ウクライナ軍が戦場に埋められた地雷から自国兵士を保護するため、クモのような形の特殊な靴を普及させている。この靴は靴底に脚4本を付け兵士の足が地面に直接触れないように作られたものだが、地雷が爆発する場合、衝撃を緩和する効果があるという。
米科学技術雑誌「ポピュラー・メカニックス」と英国のロイター通信の報道によると、ウクライナのドネツクに駐屯している工兵部隊は、いたるところに埋められた地雷から兵士たちを守るため、「スパイダーブーツ(spider boots)」を導入しているという。同通信は8月初め、ザポリージャとドネツクにいるウクライナ軍兵士たちがスパイダーブーツを履いて地雷除去訓練を行う場面を撮影した動画を公開した。
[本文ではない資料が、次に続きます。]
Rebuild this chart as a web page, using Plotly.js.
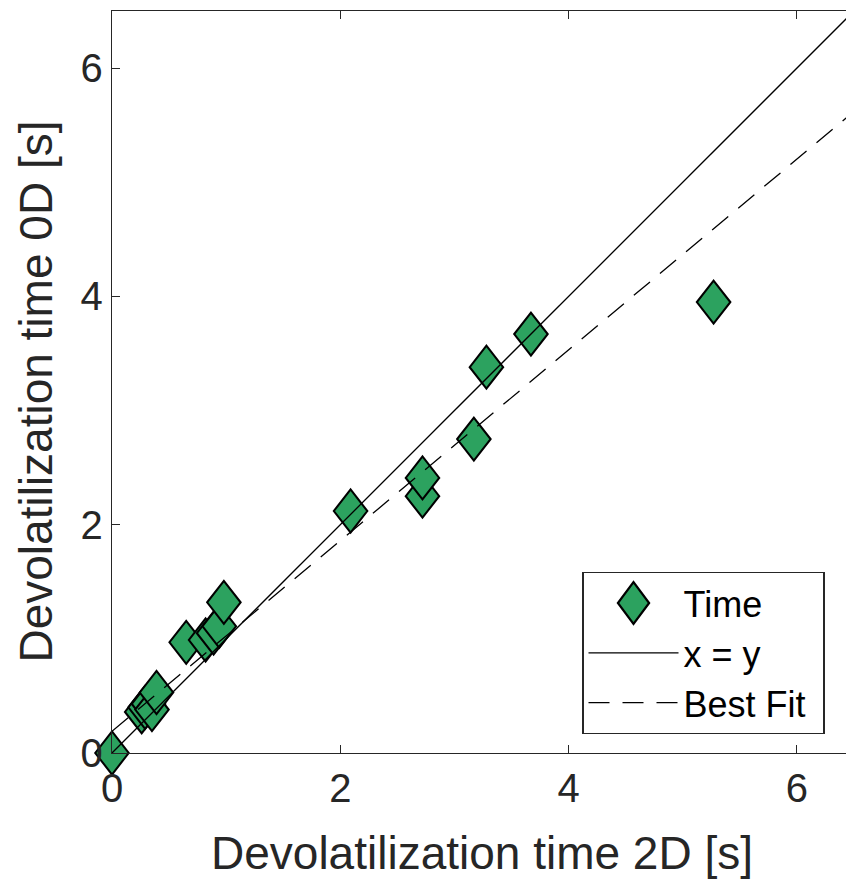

また、ロシア軍がウクライナ戦線の数百マイルにわたって地雷を埋設し、これによってウクライナ軍の反撃が停滞していると報じた。
スパイダーブーツは靴底にクモの脚を連想させる4本の脚がついており、靴を履いた兵士の足が地面から約10センチ浮いたまま歩けるように製作された。スキーを履いたり、登山用のアイゼンを着用するように、軍靴を履いたまま着用できる。ポピュラー・メカニックスは、足が地面からある程度浮いているため、地雷が爆発した時、足や股間などに伝わる衝撃が軽減されると説明している。爆発した地雷の威力が地面とスパイダーブーツの間の空間を通じて左右に分散されるため、軍人の足に直接的な衝撃が多少減少するということだ。
もちろんスパイダーブーツを着用しても負傷は避けられない。ポピュラー・メカニックスは「靴を履いても負傷は避けられないが、足が切断される致命傷やそれによる出血にともなう死亡のリスクを低下させることができる」と説明した。
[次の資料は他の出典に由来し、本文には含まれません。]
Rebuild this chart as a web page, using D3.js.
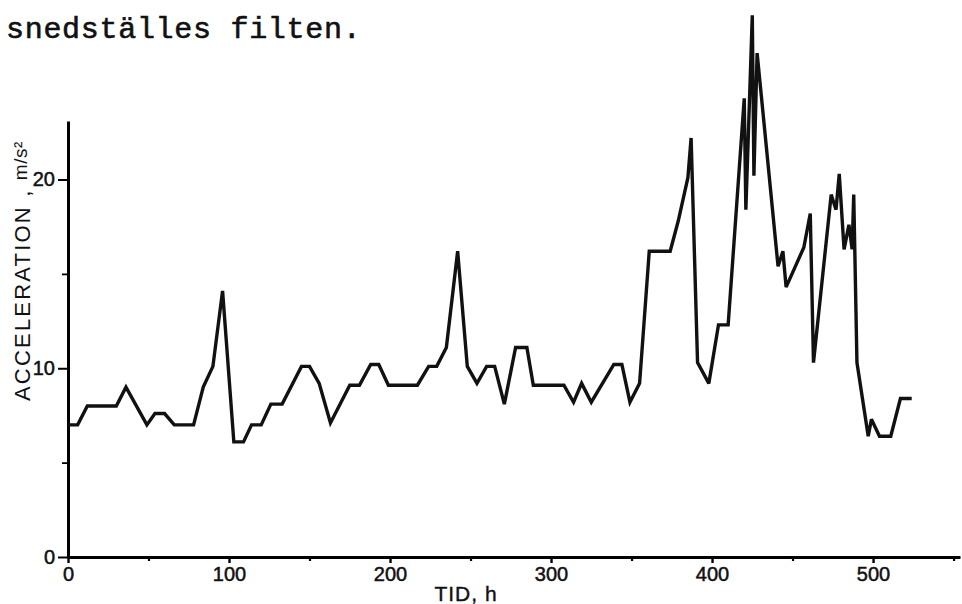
<!DOCTYPE html>
<html>
<head>
<meta charset="utf-8">
<script src="https://cdn.jsdelivr.net/npm/d3@7"></script>
<style>
  body { margin: 0; background: #fff; }
  text { fill: #111; }
</style>
</head>
<body>
<script>
const hours = [0, 6, 12, 30, 36, 49, 54, 60, 66, 78, 84, 90, 96, 103, 109, 114, 120, 126, 133, 145,
  150, 156, 163, 175, 181, 188, 193, 199, 217, 224, 229, 235, 242, 248, 254, 260, 265, 271, 278, 285,
  289, 308, 314, 319, 325, 339, 344, 349, 355, 361, 374, 379, 385, 387, 391, 398, 404, 410, 420, 421,
  425, 426, 428, 441, 444, 446, 457, 461, 463, 474, 477, 479, 482, 485, 487, 488, 490, 497, 499, 504,
  511, 517, 524];
const accel = [7.0, 7.0, 8.0, 8.0, 9.0, 7.0, 7.6, 7.6, 7.0, 7.0, 9.0, 10.1, 14.1, 6.1, 6.1, 7.0, 7.0, 8.1, 8.1, 10.1,
  10.1, 9.2, 7.1, 9.1, 9.1, 10.2, 10.2, 9.1, 9.1, 10.1, 10.1, 11.1, 16.2, 10.1, 9.2, 10.1, 10.1, 8.1, 11.1, 11.1,
  9.1, 9.1, 8.2, 9.2, 8.2, 10.2, 10.2, 8.2, 9.2, 16.2, 16.2, 17.8, 20.1, 22.2, 10.3, 9.2, 12.3, 12.3, 24.3, 18.4,
  28.7, 20.2, 26.7, 15.4, 16.2, 14.3, 16.4, 18.2, 10.3, 19.2, 18.4, 20.3, 16.3, 17.6, 16.3, 19.2, 10.3, 6.4, 7.3, 6.4,
  6.4, 8.4, 8.4];

// Ticks
const xMajor = [0, 100, 200, 300, 400, 500];
const xMinor = [50, 150, 250, 350, 450, 550];
const yMajor = [0, 10, 20];
const yMinor = [5, 15];

const width = 962;
const height = 604;
const font = "'Liberation Sans', Arial, sans-serif";

const x = d3.scaleLinear().domain([0, 554]).range([68, 960]);
const y = d3.scaleLinear().domain([0, 23.1]).range([557, 121]);

const svg = d3.select("body").append("svg")
    .attr("width", width)
    .attr("height", height)
    .attr("viewBox", [0, 0, width, height]);

// Typewritten line above the figure
svg.append("text")
    .attr("x", 6)
    .attr("y", 38)
    .attr("font-family", "'Liberation Mono', 'Courier New', monospace")
    .attr("font-size", 30)
    .attr("letter-spacing", 0.7)
    .attr("stroke", "#111")
    .attr("stroke-width", 0.6)
    .text("snedställes filten.");

// X axis
const xAxis = svg.append("g")
    .attr("transform", `translate(0,${y(0)})`)
    .call(d3.axisBottom(x).tickValues(xMajor).tickSize(6).tickSizeOuter(0).tickPadding(4));
xAxis.select(".domain").attr("stroke-width", 3);
xAxis.selectAll(".tick line").attr("stroke-width", 2.4);
xAxis.selectAll(".tick text")
    .attr("font-family", font)
    .attr("font-size", 20)
    .attr("stroke", "#111")
    .attr("stroke-width", 0.5);

svg.append("g")
    .attr("transform", `translate(0,${y(0)})`)
    .call(d3.axisBottom(x).tickValues(xMinor).tickSize(4).tickFormat(""))
    .call(g => g.select(".domain").remove())
    .selectAll(".tick line").attr("stroke-width", 2.2);

// Y axis
const yAxis = svg.append("g")
    .attr("transform", `translate(${x(0)},0)`)
    .call(d3.axisLeft(y).tickValues(yMajor).tickSize(10).tickSizeOuter(0).tickPadding(3));
yAxis.select(".domain").attr("stroke-width", 3);
yAxis.selectAll(".tick line").attr("stroke-width", 2);
yAxis.selectAll(".tick text")
    .attr("font-family", font)
    .attr("font-size", 20)
    .attr("stroke", "#111")
    .attr("stroke-width", 0.5);

svg.append("g")
    .attr("transform", `translate(${x(0)},0)`)
    .call(d3.axisLeft(y).tickValues(yMinor).tickSize(6).tickFormat(""))
    .call(g => g.select(".domain").remove())
    .selectAll(".tick line").attr("stroke-width", 1.8);

// Axis titles
svg.append("text")
    .attr("x", 466)
    .attr("y", 601)
    .attr("text-anchor", "middle")
    .attr("font-family", font)
    .attr("font-size", 21)
    .attr("letter-spacing", 1)
    .attr("stroke", "#111")
    .attr("stroke-width", 0.4)
    .text("TID, h");

const yTitle = svg.append("text")
    .attr("transform", "translate(30,401) rotate(-90)")
    .attr("font-family", font)
    .attr("font-size", 22)
    .attr("letter-spacing", 2.2);
yTitle.append("tspan").text("ACCELERATION , ");
yTitle.append("tspan")
    .attr("font-size", 19)
    .attr("letter-spacing", 0.5)
    .attr("dy", -3)
    .text("m/s²");

// Measured curve
const line = d3.line()
    .x((d, i) => x(hours[i]))
    .y(d => y(d));

svg.append("path")
    .datum(accel)
    .attr("fill", "none")
    .attr("stroke", "#111")
    .attr("stroke-width", 3.4)
    .attr("stroke-linejoin", "miter")
    .attr("stroke-miterlimit", 3)
    .attr("d", line);
</script>
</body>
</html>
ウクライナ軍がスパイダーブーツを普及させるのは、地雷で手足を切断した軍人が増え続けているためだ。ウォールストリート・ジャーナル紙は今月1日(現地時間)、昨年2月のロシア侵攻以後、地雷で手足を切断したウクライナ兵の数は最大5万人に達すると報じた。
ポピュラー・メカニックスの説明によると、スパイダーブーツは1998年にカナダのある会社で開発され、当時多様な爆発にさらすテストを行ったところ、足に及ぼす破壊力をある程度減らす効果が認められたという。昨年カナダがスパイダーブーツ数足をウクライナに送り、ウクライナはこれを元にハルキウのある工場で自ら作り始めたという。1足の価格は406ドル(約6万円)と安くはないため、製作と普及のためにウクライナが募金も行っていると同誌は報道した。